Cuando mi madre confiese su edad yo diré mi peso.
Sólo puedo decir que me sobran cinco kilos.
Y, entonces, le dije a mi fuerza de voluntad que fuera despertándose, que llevaba ya demasiados meses de letargo. No a la fuerza de voluntad de comer menos (ésa no la tengo), sino a la de esforzarme más.
Y empecé a seguir un plan de entrenamiento. Plan con sus series y sus cambios de ritmo. Plan que ha vuelto a llevar a mi corazón a pulsaciones que ni recordaba y que me han llevado a resollar al final de la última de las series de tal forma que los que pasaban por allí llamaban al 112.
Los tiempos de las series son muy tristes (mamá, no digas nunca tu edad), pero lo tomaremos como el primer peldaño de un proceso de reconstrucción.
Y el proceso pasa por volver a correr carreras.
Esta mañana he corrido un quince mil que se ha disputado en Valencia (salgo poco de la capital últimamente), por la zona de la playa y el puerto (mi territorio). Carrera muy de runners (ellos dicen que es un 15K). Los servidores de las redes sociales supongo que se habrán caído con todas las fotos que han subido, tanto en la recogida de dorsales, como en la previa de la carrera (porque estos no hacen las cosas por hacerlas sino para contarlas). Prácticos que tienen las matemáticas pendientes de la EGB (si a las nueve salen los que van a correr, en teoría, por debajo de cinco el kilómetro, y a las nueve y diez sale el resto, ¿qué hacía el práctico de cinco treinta saliendo a las nueve debajo del mismo arco de salida?). Gente muy estilosa (mientras estiraba ha pasado una chica que le decía a otra que se había puesto unos calcetines cuquis porque le daban súper buena suerte). He ido trotando desde casa. Yendo ya he visto que íbamos a pasar calor. No me he colocado demasiado bien. Hasta el dos no he podido coger ritmo. Me he sentido bien hasta el doce. A partir de allí, se me ha hecho largo. Supongo que el calor. Tres kilómetros un tanto agónicos, pero sin pensamientos negativos (ni por asomo me he dicho –esto ya no es para ti). He terminado, he mirado el crono, he dicho qué lamentable (los cuatro cuarenta son los nuevos cuatro treinta) y me he vuelto a casa cabizbajo, meditabundo, cariacontecido, derrotado.

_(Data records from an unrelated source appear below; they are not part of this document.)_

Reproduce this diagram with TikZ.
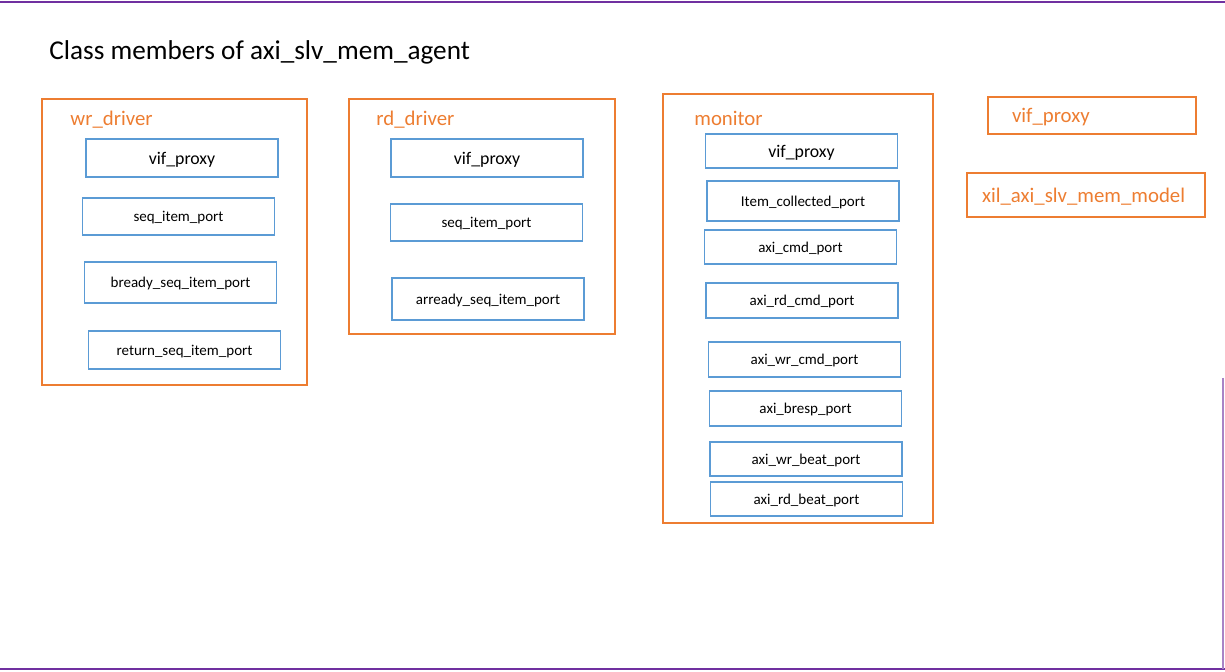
\documentclass[tikz,border=0pt]{standalone}
\usepackage{fontspec}
\setmainfont{Carlito}
\usetikzlibrary{positioning}
\definecolor{grouporange}{HTML}{ED7D31}
\definecolor{portblue}{HTML}{5B9BD5}
\definecolor{framepurple}{HTML}{7030A0}

\begin{document}
\begin{tikzpicture}[x=0.5pt, y=-0.5pt,
  group/.style={draw=grouporange, line width=0.6pt, inner sep=0pt},
  grouplabel/.style={text=grouporange, anchor=west, inner sep=0pt, font=\fontsize{10.4}{12}\selectfont},
  port/.style={draw=portblue, line width=0.6pt, inner sep=0pt, text depth=0pt, minimum width=96pt, font=\fontsize{7.5}{9}\selectfont},
  proxy/.style={port, font=\fontsize{8.9}{10}\selectfont},
  member/.style={draw=grouporange, line width=0.6pt, inner ysep=0pt, text depth=0pt, align=left, text=grouporange, font=\fontsize{10.4}{12}\selectfont}
]
\useasboundingbox (0,0) rectangle (1225,672);

% frame
\draw[framepurple, line width=0.8pt] (0,2) -- (1225,2);
\draw[framepurple, line width=0.8pt] (0,669) -- (1225,669);
\draw[framepurple!60, line width=0.8pt] (1223,378) -- (1223,669);

\node[anchor=west, inner sep=0pt, font=\fontsize{13.6}{16}\selectfont] (title) at (49,52) {Class members of axi\_slv\_mem\_agent};

% write driver
\node[group, minimum width=132.5pt, minimum height=143pt] (wrdrv) at (174.5,242) {};
\node[grouplabel] (wrlabel) at (70,120) {wr\_driver};
\node[proxy, minimum height=19pt] (wrvif) at (182,158) {vif\_proxy};
\node[port, minimum height=18.5pt] (wrseq) at (178.5,216.5) {seq\_item\_port};
\node[port, minimum height=20.5pt] (wrbready) at (180.5,282.5) {bready\_seq\_item\_port};
\node[port, minimum height=19pt] (wrreturn) at (184.5,350) {return\_seq\_item\_port};

% read driver
\node[group, minimum width=133pt, minimum height=117.5pt] (rddrv) at (482,216.5) {};
\node[grouplabel] (rdlabel) at (376,120) {rd\_driver};
\node[proxy, minimum height=19pt] (rdvif) at (487,158) {vif\_proxy};
\node[port, minimum height=18.5pt] (rdseq) at (486.5,222.5) {seq\_item\_port};
\node[port, minimum height=21pt] (rdarready) at (488,299) {arready\_seq\_item\_port};

% monitor
\node[group, minimum width=135pt, minimum height=214.5pt] (mon) at (798,308.5) {};
\node[grouplabel] (monlabel) at (694,118) {monitor};
\node[proxy, minimum height=17pt] (monvif) at (801.5,151) {vif\_proxy};
\node[port, minimum height=20pt] (monitem) at (803,201) {Item\_collected\_port};
\node[port, minimum height=17pt] (moncmd) at (800.5,247) {axi\_cmd\_port};
\node[port, minimum height=17.5pt] (monrdcmd) at (802,300.5) {axi\_rd\_cmd\_port};
\node[port, minimum height=17.5pt] (monwrcmd) at (804.5,359.5) {axi\_wr\_cmd\_port};
\node[port, minimum height=17.5pt] (monbresp) at (805.5,408.5) {axi\_bresp\_port};
\node[port, minimum height=17pt] (monwrbeat) at (806,459) {axi\_wr\_beat\_port};
\node[port, minimum height=17pt] (monrdbeat) at (806.5,499) {axi\_rd\_beat\_port};

% agent members
\node[member, inner xsep=12pt, text width=80pt, minimum height=18.5pt] (agentvif) at (1092,115.5) {vif\_proxy};
\node[member, inner xsep=7.5pt, text width=104pt, minimum height=22pt] (memmodel) at (1086,195) {xil\_axi\_slv\_mem\_model};

\end{tikzpicture}
\end{document}
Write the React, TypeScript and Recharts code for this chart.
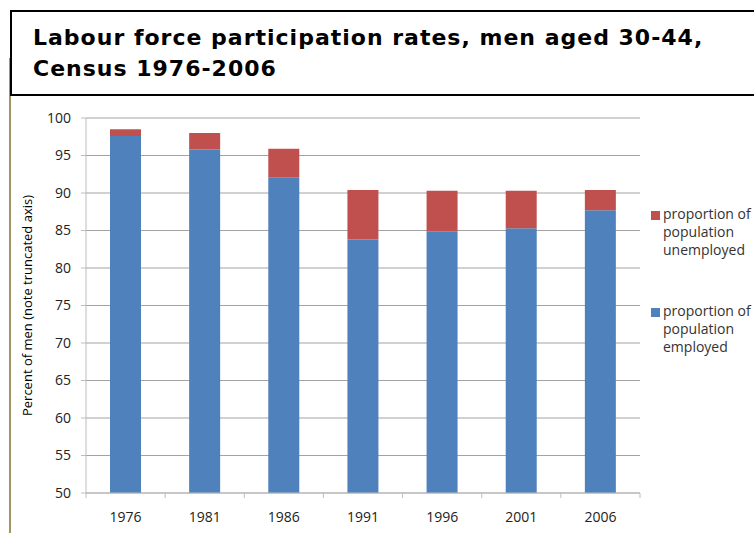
import React from 'react';
import {
  BarChart,
  Bar,
  XAxis,
  YAxis,
  CartesianGrid,
} from 'recharts';

// ---------------------------------------------------------------------------
// Data
// ---------------------------------------------------------------------------

const YEARS = ['1976', '1981', '1986', '1991', '1996', '2001', '2006'];
const EMPLOYED = [97.6, 95.8, 92.1, 83.8, 84.9, 85.3, 87.7];
const UNEMPLOYED = [0.9, 2.2, 3.8, 6.6, 5.4, 5.0, 2.7];
const Y_TICKS = [50, 55, 60, 65, 70, 75, 80, 85, 90, 95, 100];

const BLUE = '#4F81BD';
const RED = '#C0504D';
const AXIS_GREY = '#bdbdbd';
const GRID_GREY = '#a3a3a3';
const FONT = '"Open Sans", Lato, sans-serif';

// plot area geometry
const PLOT_LEFT = 86;
const PLOT_RIGHT = 640;
const PLOT_TOP = 118;
const PLOT_BOTTOM = 493;
const CHART_W = 754;
const CHART_H = 533;
const BAND = (PLOT_RIGHT - PLOT_LEFT) / YEARS.length;

const chartData = YEARS.map((year, i) => ({
  year,
  employed: EMPLOYED[i],
  unemployed: UNEMPLOYED[i],
}));

// ---------------------------------------------------------------------------
// Custom x tick: label + Excel-style category separator ticks
// ---------------------------------------------------------------------------

function YearTick(props: any) {
  const { x, y, payload, index } = props;
  const isLast = index === YEARS.length - 1;
  return (
    <g>
      <line x1={x - BAND / 2} x2={x - BAND / 2} y1={y - 8} y2={y - 3} stroke={AXIS_GREY} />
      {isLast && (
        <line x1={x + BAND / 2} x2={x + BAND / 2} y1={y - 8} y2={y - 3} stroke={AXIS_GREY} />
      )}
      <text
        x={x}
        y={y + 21}
        textAnchor="middle"
        fontSize={14}
        fontFamily={FONT}
        fill="#222"
      >
        {payload.value}
      </text>
    </g>
  );
}

// ---------------------------------------------------------------------------
// Legend (Excel lists the stacked series top-down)
// ---------------------------------------------------------------------------

const LEGEND_ITEMS = [
  { color: RED, lines: ['proportion of', 'population', 'unemployed'] },
  { color: BLUE, lines: ['proportion of', 'population', 'employed'] },
];

function ChartLegend() {
  return (
    <div
      style={{
        position: 'absolute',
        left: 651,
        top: 205,
        fontFamily: FONT,
        fontSize: 14,
        color: '#333',
        lineHeight: '18px',
        whiteSpace: 'nowrap',
      }}
    >
      {LEGEND_ITEMS.map((item, i) => (
        <div key={i} style={{ display: 'flex', marginBottom: i === 0 ? 43 : 0 }}>
          <span
            style={{
              display: 'inline-block',
              width: 9,
              height: 9,
              background: item.color,
              marginTop: 6,
              marginRight: 3,
              flexShrink: 0,
            }}
          />
          <div>
            {item.lines.map((l) => (
              <div key={l}>{l}</div>
            ))}
          </div>
        </div>
      ))}
    </div>
  );
}

// ---------------------------------------------------------------------------
// App
// ---------------------------------------------------------------------------

export default function App() {
  return (
    <div
      style={{
        position: 'fixed',
        left: 0,
        top: 0,
        width: CHART_W,
        height: CHART_H,
        background: '#fff',
        overflow: 'hidden',
      }}
    >
      {/* thin tan frame line on the left */}
      <div
        style={{
          position: 'absolute',
          left: 9,
          top: 58,
          width: 2,
          height: CHART_H - 58,
          background: '#a39566',
        }}
      />

      {/* Title box */}
      <div
        style={{
          position: 'absolute',
          left: 10,
          top: 10,
          width: 800,
          height: 86,
          border: '2px solid #000',
          background: '#fff',
          boxSizing: 'border-box',
          paddingLeft: 21,
          paddingTop: 10,
          fontFamily: '"DejaVu Sans", Verdana, sans-serif',
          fontWeight: 'bold',
          fontSize: 22,
          letterSpacing: 1,
          lineHeight: '31px',
          color: '#000',
        }}
      >
        Labour force participation rates, men aged 30-44,
        <br />
        Census 1976-2006
      </div>

      <div style={{ position: 'absolute', left: 0, top: 0 }}>
        <BarChart
          width={CHART_W}
          height={CHART_H}
          data={chartData}
          margin={{
            top: PLOT_TOP,
            left: PLOT_LEFT - 50,
            right: CHART_W - PLOT_RIGHT,
            bottom: CHART_H - PLOT_BOTTOM - 30,
          }}
          barSize={31}
        >
          <CartesianGrid vertical={false} stroke={GRID_GREY} />
          <XAxis
            dataKey="year"
            height={30}
            tickLine={false}
            axisLine={{ stroke: AXIS_GREY }}
            tick={<YearTick />}
            interval={0}
          />
          <YAxis
            width={50}
            domain={[50, 100]}
            ticks={Y_TICKS}
            allowDataOverflow
            tickSize={5}
            tickMargin={10}
            tickLine={{ stroke: AXIS_GREY }}
            axisLine={{ stroke: AXIS_GREY }}
            tick={{ fontSize: 14, fontFamily: FONT, fill: '#222' }}
            label={{
              value: 'Percent of men (note truncated axis)',
              angle: -90,
              position: 'insideLeft',
              offset: 0,
              dx: -9,
              style: {
                fontSize: 13,
                fontFamily: FONT,
                fill: '#000',
                textAnchor: 'middle',
              },
            }}
          />
          <Bar dataKey="employed" stackId="a" fill={BLUE} isAnimationActive={false} />
          <Bar dataKey="unemployed" stackId="a" fill={RED} isAnimationActive={false} />
        </BarChart>
      </div>

      <ChartLegend />
    </div>
  );
}
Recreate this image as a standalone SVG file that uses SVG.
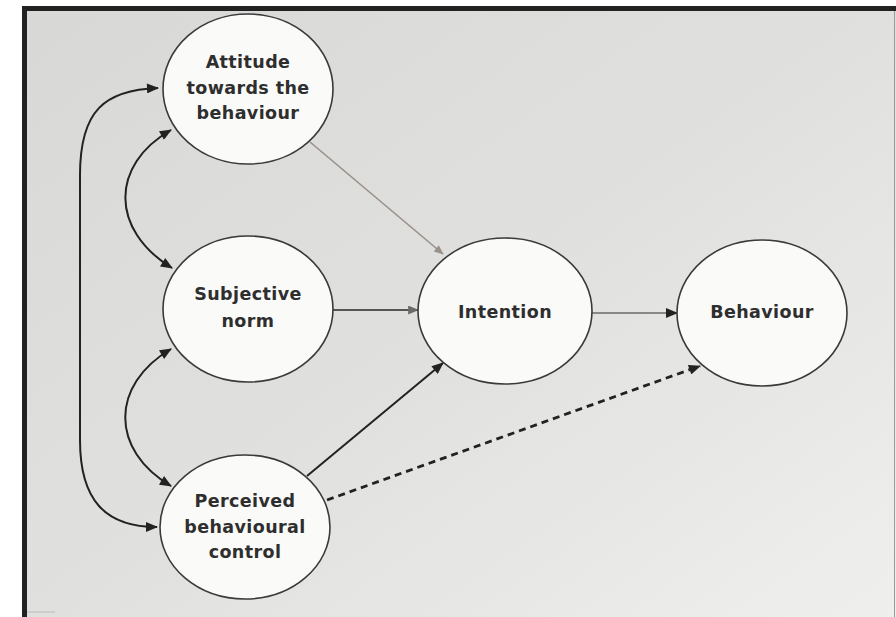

Querido diario: estoy confundido. No es haber hecho una mala carrera. No es estar pasado de peso y en baja forma. Es pensar si estoy o que, simplemente, soy. Es sentir que me asusta el dato, de la báscula, del crono, y me refugio en si merece o no merece la pena el esfuerzo para el resultado sin intentarlo. Es sentir que he perdido el hambre y que esto sea una forma de autodefensa, una secuela del maratón. O, simplemente, miedo. Y me temo que sólo hay una forma de averiguar si sólo es que estoy o es que ya soy. Y que, aunque no sea más que por respeto a mí mismo, no puedo quedarme con la duda. Así que, mi querida fuerza de voluntad, vete espabilando, que vas a estar entretenida los próximos meses.